Marlowe’s Works

Marlowe's Works

Marlowe has left us from his short, but brilliant, career seven plays, and in several of them he was a pioneer in that particular genre. Of these Tamburlaine Parts 1 and 2 caused the greatest excitement among his contemporaries. The heroic nature of its theme, coupled with the splendour of the blank verse and the colour and scale of its pageantry led to its constant revival, with the great actor Edward Alleyn taking the part of Tamburlaine.Alleyn was to take the lead in other Marlowe plays, and to share in their triumph, notably The Jew of Malta and Dr. Faustus. The Jew of Malta may be termed the first successful black comedy or tragi-comedy, and provided Shakespeare with his inspiration for Shylock. Dr. Faustus, though a moral drama brought about by the overreaching of the human spirit and of free thinking in a superstitious age, is a delightful blend of tragic verse and comedy. 

Edward II is probably the earliest successful history play, and paved the way for Shakespeare’s more mature histories such as Richard II, Henry IV and Henry V. It too is a moving tragedy, and contains fine verse, and an impelling characterisation of a weak and flawed monarch. Marlowe’s Dido, Queen of Carthage is an early work derived in part from Virgil’s Aeneid, which, though rarely performed, contains much fine and moving verse. The Massacre at Paris was much admired by the Elizabethans, with its near-contemporary depiction of the murders and scandals instigated by the French Court. Sadly only a severely mutilated version has survived.

Hero and Leander is the greatest poem of Marlowe’s that has come down to us, though much of his love poetry apart from the well-known Come Live With Me, and Be My Love has been lost. George Chapman completed the unfinished Hero and Leander, and it was published finally in 1598.
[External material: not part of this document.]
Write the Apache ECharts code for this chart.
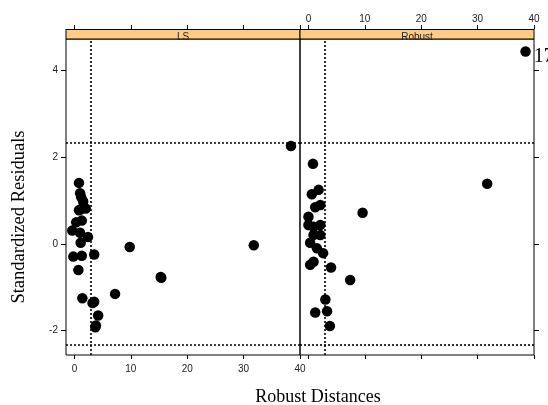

Shortly afterwards the memorable verse translations of Ovid’s Elegies, the Amores, and of Lucan’s First Book of the Civil War, called Pharsalia appeared in quick succession. The translation of Amores was a massive task, and all forty-eight of Ovid’s poems were turned into elegiac couplets. Much of the verse is exceedingly beautiful, though the quality is sometimes uneven. No one has ever attempted the task since. The blank verse of the Lucan translation is at times very powerful, and it is thought this work dates from Marlowe’s university days.